━━━ Input records
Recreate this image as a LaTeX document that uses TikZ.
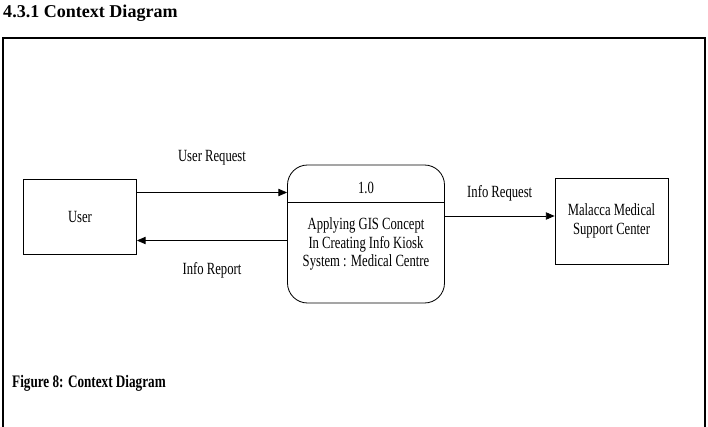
\documentclass[tikz,border=0pt]{standalone}
\usepackage{fontspec}
\setmainfont{Liberation Serif}
\newfontfamily\narrowserif[FakeStretch=0.74]{Liberation Serif}
\newfontfamily\captionserif[FakeStretch=0.75]{Liberation Serif}
\usetikzlibrary{arrows.meta,calc}
\tikzset{
  entity/.style={draw, line width=0.7pt, minimum width=3.39cm, minimum height=2.25cm, align=center, font=\narrowserif\fontsize{14.6}{16.5}\selectfont},
  procbox/.style={draw, line width=0.7pt, rounded corners=0.6cm, minimum width=4.71cm, minimum height=4.14cm},
  proctext/.style={align=center, font=\narrowserif\fontsize{14.6}{16}\selectfont},
  flowlabel/.style={font=\narrowserif\fontsize{14.6}{16}\selectfont},
  flow/.style={-{Triangle[length=2.6mm,width=2.2mm]}, line width=0.6pt}
}
\begin{document}
\begin{tikzpicture}[x=0.03cm, y=-0.03cm]
  \useasboundingbox (0,0) rectangle (708,427);
  \node[anchor=base west, font=\bfseries\fontsize{15.4}{17}\selectfont, inner sep=0pt] (title) at (3,18) {4.3.1 Context Diagram};
  \draw[line width=0.9pt] (3,440) -- (3,38) -- (705,38) -- (705,440);

  \node[entity] (user) at (80,216.5) {User};
  \node[procbox] (proc) at (366,234) {};
  \node[entity, minimum height=2.58cm] (mmsc) at (611.5,221) {Malacca Medical\\Support Center};

  \node[proctext] (pid) at ($(proc.north)+(0,23)$) {1.0};
  \draw[line width=0.7pt] ($(proc.north west)+(0,38)$) -- ($(proc.north east)+(0,38)$);
  \node[proctext] (pname) at ($(proc.center)+(0,10)$) {Applying GIS Concept\\In Creating Info Kiosk\\System : Medical Centre};

  \draw[flow] ($(user.east)+(0,-24)$) -- ($(user.east -| proc.west)+(0,-24)$)
    node[flowlabel, midway, yshift=1.05cm] (ureq) {User Request};
  \draw[flow] ($(user.east -| proc.west)+(0,24)$) -- ($(user.east)+(0,24)$)
    node[flowlabel, midway, yshift=-0.9cm] (irep) {Info Report};
  \draw[flow] ($(mmsc.west -| proc.east)+(0,-5)$) -- ($(mmsc.west)+(0,-5)$)
    node[flowlabel, midway, yshift=0.69cm] (ireq) {Info Request};

  \node[anchor=base west, font=\captionserif\bfseries\fontsize{15}{17}\selectfont, inner sep=0pt] (caption) at (12,387) {Figure 8: Context Diagram};
\end{tikzpicture}
\end{document}
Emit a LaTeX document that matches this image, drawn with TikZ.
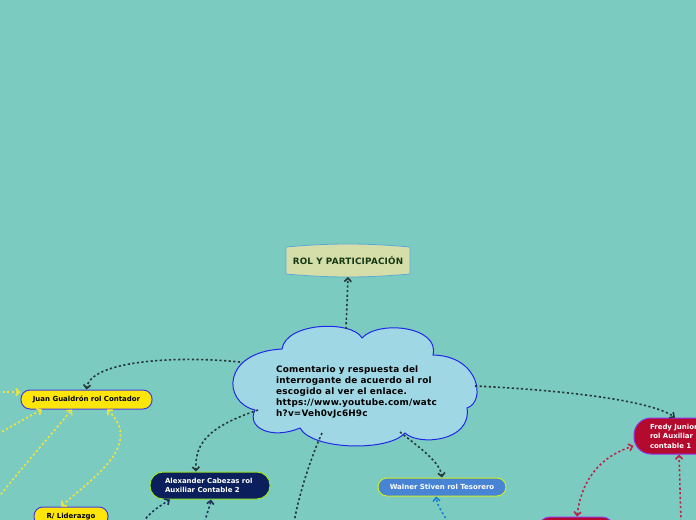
━━━━━━
What you are asked to do —
Go through the data above and transcribe it in full, omitting any image.

Answer for the task —
Recreate this image as a LaTeX document that uses TikZ.
\documentclass[tikz,border=0pt]{standalone}
\usepackage{fontspec}
\setmainfont{Liberation Serif}
\newfontfamily\narrowserif[FakeStretch=0.74]{Liberation Serif}
\newfontfamily\captionserif[FakeStretch=0.75]{Liberation Serif}
\usetikzlibrary{arrows.meta,calc}
\tikzset{
  entity/.style={draw, line width=0.7pt, minimum width=3.39cm, minimum height=2.25cm, align=center, font=\narrowserif\fontsize{14.6}{16.5}\selectfont},
  procbox/.style={draw, line width=0.7pt, rounded corners=0.6cm, minimum width=4.71cm, minimum height=4.14cm},
  proctext/.style={align=center, font=\narrowserif\fontsize{14.6}{16}\selectfont},
  flowlabel/.style={font=\narrowserif\fontsize{14.6}{16}\selectfont},
  flow/.style={-{Triangle[length=2.6mm,width=2.2mm]}, line width=0.6pt}
}
\begin{document}
\begin{tikzpicture}[x=0.03cm, y=-0.03cm]
  \useasboundingbox (0,0) rectangle (708,427);
  \node[anchor=base west, font=\bfseries\fontsize{15.4}{17}\selectfont, inner sep=0pt] (title) at (3,18) {4.3.1 Context Diagram};
  \draw[line width=0.9pt] (3,440) -- (3,38) -- (705,38) -- (705,440);

  \node[entity] (user) at (80,216.5) {User};
  \node[procbox] (proc) at (366,234) {};
  \node[entity, minimum height=2.58cm] (mmsc) at (611.5,221) {Malacca Medical\\Support Center};

  \node[proctext] (pid) at ($(proc.north)+(0,23)$) {1.0};
  \draw[line width=0.7pt] ($(proc.north west)+(0,38)$) -- ($(proc.north east)+(0,38)$);
  \node[proctext] (pname) at ($(proc.center)+(0,10)$) {Applying GIS Concept\\In Creating Info Kiosk\\System : Medical Centre};

  \draw[flow] ($(user.east)+(0,-24)$) -- ($(user.east -| proc.west)+(0,-24)$)
    node[flowlabel, midway, yshift=1.05cm] (ureq) {User Request};
  \draw[flow] ($(user.east -| proc.west)+(0,24)$) -- ($(user.east)+(0,24)$)
    node[flowlabel, midway, yshift=-0.9cm] (irep) {Info Report};
  \draw[flow] ($(mmsc.west -| proc.east)+(0,-5)$) -- ($(mmsc.west)+(0,-5)$)
    node[flowlabel, midway, yshift=0.69cm] (ireq) {Info Request};

  \node[anchor=base west, font=\captionserif\bfseries\fontsize{15}{17}\selectfont, inner sep=0pt] (caption) at (12,387) {Figure 8: Context Diagram};
\end{tikzpicture}
\end{document}
Emit a LaTeX document that matches this image, drawn with TikZ.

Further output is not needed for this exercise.